Stanford CIS

Pam Samuelson on Google Books

By Zohar Efroni on

Pam Samuelson offers some interesting reflections on the Google book search agreement. Her warnings are worth listening to. Prof. Samuelson is quite critical about the agreement and the new creature it contemplates- the Book Rights Registry (BRR).

The BRR is a to-be-formed entity which, among other things, will represent the interests of rightholders under the agreement and administrate the distribution of revenues among registered authors and publishers. Indeed, one of the big open questions concerns anti-competitive aspects of this class action settlement agreement. Though Google’s  dominance in the domain of books digitization is hardly questionable, the competition issue is rather tricky. First, the permission to digitize and provide electronic access to books secured to Google under the agreement is not exclusive. In other words, rightholders are not binding themselves to doing business only with Google. Second, the agreement does not contain any explicit statement compelling the BRR – a non-for-profit entity having equal representation of Authors and Publishers in its board – to deal exclusively with Google in the long run. Once this highly complex institution is up and running, there seems to be no legal impediment stemming from the agreement itself that would prevent it from cooperating with other commercial digitizers.

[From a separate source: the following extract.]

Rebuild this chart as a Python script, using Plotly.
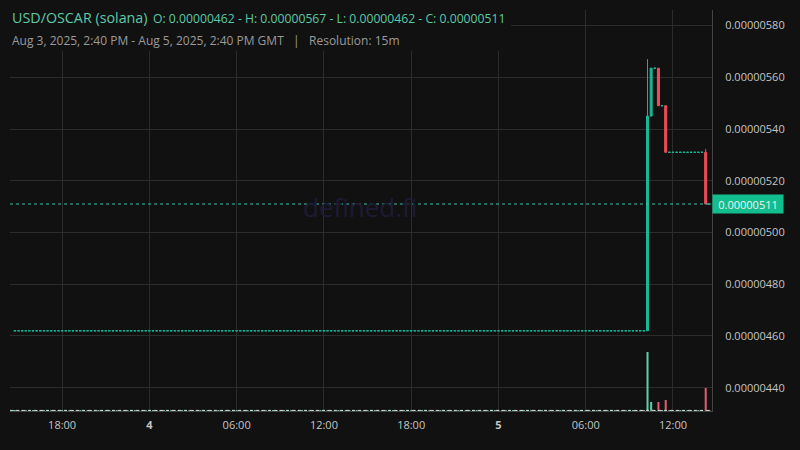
import pandas as pd
import plotly.graph_objects as go

# ---------------- data (prices in units of 1e-8 USD) ----------------
SCALE = 1e-8

# Flat period: every 15m candle from Aug 3 14:45 to Aug 5 10:00 traded at 462
flat_start = "2025-08-03 14:45"
flat_end = "2025-08-05 10:00"
flat_price = 462
flat_volume = 70

# Active candles on Aug 5
act_times = ["2025-08-05 10:15", "2025-08-05 10:30", "2025-08-05 10:45", "2025-08-05 11:00",
             "2025-08-05 11:15", "2025-08-05 11:30", "2025-08-05 11:45", "2025-08-05 12:00",
             "2025-08-05 12:15", "2025-08-05 12:30", "2025-08-05 12:45", "2025-08-05 13:00",
             "2025-08-05 13:15", "2025-08-05 13:30", "2025-08-05 13:45", "2025-08-05 14:00",
             "2025-08-05 14:15", "2025-08-05 14:30"]
act_open = [462, 545, 563.5, 563.5, 549, 549, 531, 531, 531, 531, 531, 531, 531, 531, 531, 531, 531, 511]
act_high = [567, 563.5, 563.5, 563.5, 549, 549, 531, 531, 531, 531, 531, 531, 531, 531, 531, 531, 532.3, 511]
act_low = [462, 545, 563.5, 549, 549, 531, 531, 531, 531, 531, 531, 531, 531, 531, 531, 531, 511, 511]
act_close = [545, 563.5, 563.5, 549, 549, 531, 531, 531, 531, 531, 531, 531, 531, 531, 531, 531, 511, 511]
act_volume = [5900, 900, 70, 900, 70, 1100, 70, 70, 70, 70, 70, 70, 70, 70, 70, 70, 2300, 70]

last_price = 511
y_ticks = [440, 460, 480, 500, 520, 540, 560, 580]
x_tick_vals = ["2025-08-03 18:00", "2025-08-04 00:00", "2025-08-04 06:00", "2025-08-04 12:00",
               "2025-08-04 18:00", "2025-08-05 00:00", "2025-08-05 06:00", "2025-08-05 12:00"]
x_tick_text = ["18:00", "<b>4</b>", "06:00", "12:00", "18:00", "<b>5</b>", "06:00", "12:00"]

# ---------------- assemble ----------------
flat_times = list(pd.date_range(flat_start, flat_end, freq="15min"))
n_flat = len(flat_times)
times = flat_times + list(pd.to_datetime(act_times))
opens = [flat_price] * n_flat + act_open
highs = [flat_price] * n_flat + act_high
lows = [flat_price] * n_flat + act_low
closes = [flat_price] * n_flat + act_close
vols = [flat_volume] * n_flat + act_volume

df = pd.DataFrame({"t": times, "o": opens, "h": highs, "l": lows, "c": closes, "v": vols})
for col in ["o", "h", "l", "c"]:
    df[col] = df[col] * SCALE
up = df[df.c >= df.o]
dn = df[df.c < df.o]

UP = "#16b896"
DN = "#ef4d59"
VUP = "#5ad2ae"
VDN = "#e35d72"
BG = "#111111"
GRID = "#2c2c2c"

fig = go.Figure()
fig.add_trace(go.Bar(x=df.t, y=df.v, yaxis="y2",
                     marker=dict(color=[VUP if c >= o else VDN for o, c in zip(df.o, df.c)], line_width=0),
                     hoverinfo="skip", showlegend=False))
for d, col in [(up, UP), (dn, DN)]:
    fig.add_trace(go.Candlestick(
        x=d.t, open=d.o, high=d.h, low=d.l, close=d.c,
        increasing=dict(line=dict(color=col, width=1), fillcolor=col),
        decreasing=dict(line=dict(color=col, width=1), fillcolor=col),
        whiskerwidth=0, showlegend=False, hoverinfo="skip"))

def px_x(px):
    return (px - 10) / 702

def px_y(py):
    return (411 - py) / 401

shapes = [
    # current price line
    dict(type="line", xref="paper", x0=0, x1=1, yref="y", y0=last_price * SCALE, y1=last_price * SCALE,
         line=dict(color="#3cc4a6", width=1, dash="dot"), layer="above"),
    # volume baseline
    dict(type="line", xref="paper", x0=0, x1=1, yref="paper", y0=0.0015, y1=0.0015,
         line=dict(color="#d8d8d8", width=1, dash="dot"), layer="above"),
    # header background
    dict(type="rect", xref="paper", yref="paper", x0=-0.02, x1=px_x(511), y0=px_y(51), y1=1.02,
         fillcolor=BG, line_width=0, layer="above"),
]

annotations = [
    dict(text="USD/OSCAR (solana)", x=px_x(10), y=px_y(18), xref="paper", yref="paper",
         xanchor="left", yanchor="middle", showarrow=False,
         font=dict(size=14.3, color="#5cc9a7", family="Open Sans")),
    dict(text="O: 0.00000462 - H: 0.00000567 - L: 0.00000462 - C: 0.00000511",
         x=px_x(151), y=px_y(18.5), xref="paper", yref="paper",
         xanchor="left", yanchor="middle", showarrow=False,
         font=dict(size=12.2, color="#5cc9a7", family="Open Sans")),
    dict(text="Aug 3, 2025, 2:40 PM - Aug 5, 2025, 2:40 PM GMT&nbsp;&nbsp;&nbsp;|&nbsp;&nbsp;&nbsp;Resolution: 15m",
         x=px_x(10), y=px_y(41), xref="paper", yref="paper",
         xanchor="left", yanchor="middle", showarrow=False,
         font=dict(size=12, color="#9a9a9a", family="Open Sans")),
    dict(text="defined.fi", x=px_x(360), y=px_y(207), xref="paper", yref="paper",
         xanchor="center", yanchor="middle", showarrow=False,
         font=dict(size=26, color="#1f1a35", family="Open Sans")),
    dict(text="0.00000511", x=1, y=last_price * SCALE, xref="paper", yref="y",
         xanchor="left", yanchor="middle", showarrow=False, width=68, height=16,
         bgcolor="#12bd8e", font=dict(size=11, color="#f2f2f2", family="Open Sans")),
]

fig.update_layout(
    width=800, height=450,
    margin=dict(l=10, r=88, t=10, b=39),
    paper_bgcolor=BG, plot_bgcolor=BG,
    font=dict(family="Open Sans", color="#c8c8c8", size=11),
    boxmode="overlay", boxgap=0.2, bargap=0.45,
    showlegend=False,
    shapes=shapes, annotations=annotations,
    xaxis=dict(type="date", range=["2025-08-03 14:25", "2025-08-05 14:41"],
               tickvals=x_tick_vals, ticktext=x_tick_text,
               showgrid=True, gridcolor=GRID, gridwidth=1,
               showline=True, linecolor="#444444", linewidth=1,
               zeroline=False, rangeslider=dict(visible=False),
               ticks="outside", ticklen=4, tickcolor="rgba(0,0,0,0)",
               tickfont=dict(size=11, color="#c4c4c4")),
    yaxis=dict(side="right", range=[431.0 * SCALE, 586.0 * SCALE],
               tickvals=[v * SCALE for v in y_ticks],
               ticktext=[f"{v * SCALE:.8f}" for v in y_ticks],
               showgrid=True, gridcolor=GRID, gridwidth=1,
               showline=True, linecolor="#444444", linewidth=1, zeroline=False,
               ticks="outside", ticklen=10, tickcolor="rgba(0,0,0,0)",
               tickfont=dict(size=11, color="#c4c4c4")),
    yaxis2=dict(overlaying="y", range=[0, 40100], visible=False, fixedrange=True),
)

fig.write_html("out.html", config={"displayModeBar": False},
               post_script="document.body.style.margin='0';")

Of course, the point critics never fail to emphasize is that competition between Google and other access providers would prove in practice an empty promise: No other entity is likely to be capable of creating a comparable depository of digitized books, and as Samuelson points out, one that would dare trying would risk in legal threats and lawsuits. And even according to the more optimistic scenario, where several digitizers are simultaneously cooperating with the BRR while competing among themselves (I ignore for the moment complications resulting from the class action status of the agreement), there is no guarantee for better access conditions or lower prices, and for that matter, more respect for fair use.

Google’s monopolistic position extends primarily to infrastructure – its giant store of digitized content, together with smart and high-power logical and logistic commercialization tools. It does not have a monopoly over content, however. Google did no purchase the copyright in all those books. Technically, it is a mere licensee, not even an exclusive one. The real “monopolists” here are, how surprising, the authors guild and the publishers’ association. And as the Statute of Anne festively marks this year its 300th anniversary, one may wonder whether there is anything new under the sun.

Well, of course there is. According to the pessimistic scenario, Google would become a global one-shop monster, the equivalent of a universal publisher with unmatchable position in the market of online literature, in possession of unfettered power to dictate availability, standards and terms of access. Even so, though Google is expected to profit considerably while occupying this position, legally it would operate as the long arm of actual rightholders: It would facilitates for authors and publishers what they cannot do themselves, cutting a sizable coupon for its services, to be sure. If critics’ predictions about the evolvement of the market materialized, and if the agreement led to abusive practices enabled by Google’s dominance, the anti-trust authorities might step in. But even then, it is not so clear that they would find a legal ground to interfere in the settlement.

Should we wake up one day into a reality, in which digital access to much of our literary heritage is dominated by a single giant enterprise, we should also remember that it is the current law which incubated that reality. In my view, it is premature to flatly condemn Google at this point. We still know too little on how this system will function in practice. To me, the most important lesson is that the process of public lawmaking has failed miserably in structuring comparable mechanisms for providing broad access, and at the same time, accommodating rewards for rightholders. It is not surprising that private actors with the necessary foresight and resources rush to fill this gap. What’s the point of lamenting that the contracts they draft lack the checks and balances we would expect to find in public regulation? Prof. Samuelson calls the BRR “a new collecting society”, which implicitly hits the mark: Technically, the term describes the BRR's principal functions and responsibilities. One main difference is, however, that real collecting societies are, for better or for worse, highly regulated entities (in Europe all the more). This is precisely what the BRR is not.